En otras palabras, para conquistar los frutos esperados es necesario trabajar con el mismo espíritu de los que plantan palmeras, pensando en las generaciones futuras y no en los resultados inmediatos. Sembrar el bien hace bien, libera de la lógica estrecha del beneficio personal y regala a cada día su razón; aporta a la vida el aliento de la gratuidad y nos asemeja a Dios, sembrador paciente que esparce esperanza sin cansarse nunca.
Hoy agradezco y bendigo a todos los sembradores de paz que trabajan en el país; a las personas y a las instituciones que se prodigan en la ayuda y la lucha por las víctimas de la violencia, la explotación y los desastres naturales; a las mujeres y los hombres que están aquí animados por el deseo de promover la dignidad de la gente. Algunos perdieron la vida mientras servían a la paz, como el embajador Luca Attanasio, el guardia Vittorio Iacovacci y el conductor Mustapha Milambo, asesinados hace dos años en el este del país. Eran sembradores de esperanza y su sacrificio no se perderá.
Hermanos, hermanas, hijos e hijas de Ituri, de Kivu del Norte y del Sur, estoy con ustedes, los abrazo y los bendigo a todos.
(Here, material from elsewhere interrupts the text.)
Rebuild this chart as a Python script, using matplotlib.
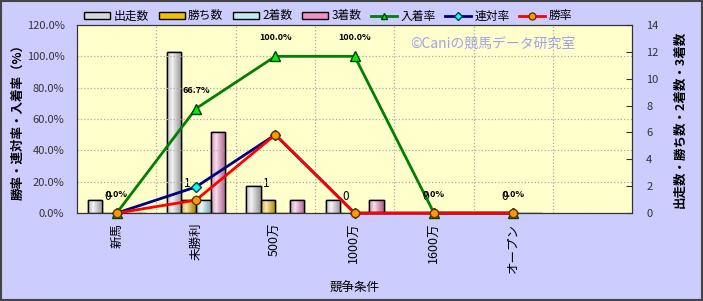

Bendigo a cada niño, adulto, anciano, a cada persona herida por la violencia en la República Democrática del Congo, en particular a cada mujer y a cada madre. Y rezo para que la mujer, toda mujer, sea respetada, protegida y valorada. Agredir a una mujer y a una madre es hacérselo a Dios mismo, que tomó de una mujer la condición humana, de una madre.
Que Jesús, nuestro hermano, Dios de la reconciliación que plantó el árbol de la vida de la cruz en el corazón de las tinieblas del pecado y del sufrimiento, Dios de la esperanza que cree en ustedes, en su país y en su futuro, los bendiga y los consuele; que derrame la paz en sus corazones, en sus familias y en toda la República Democrática del Congo.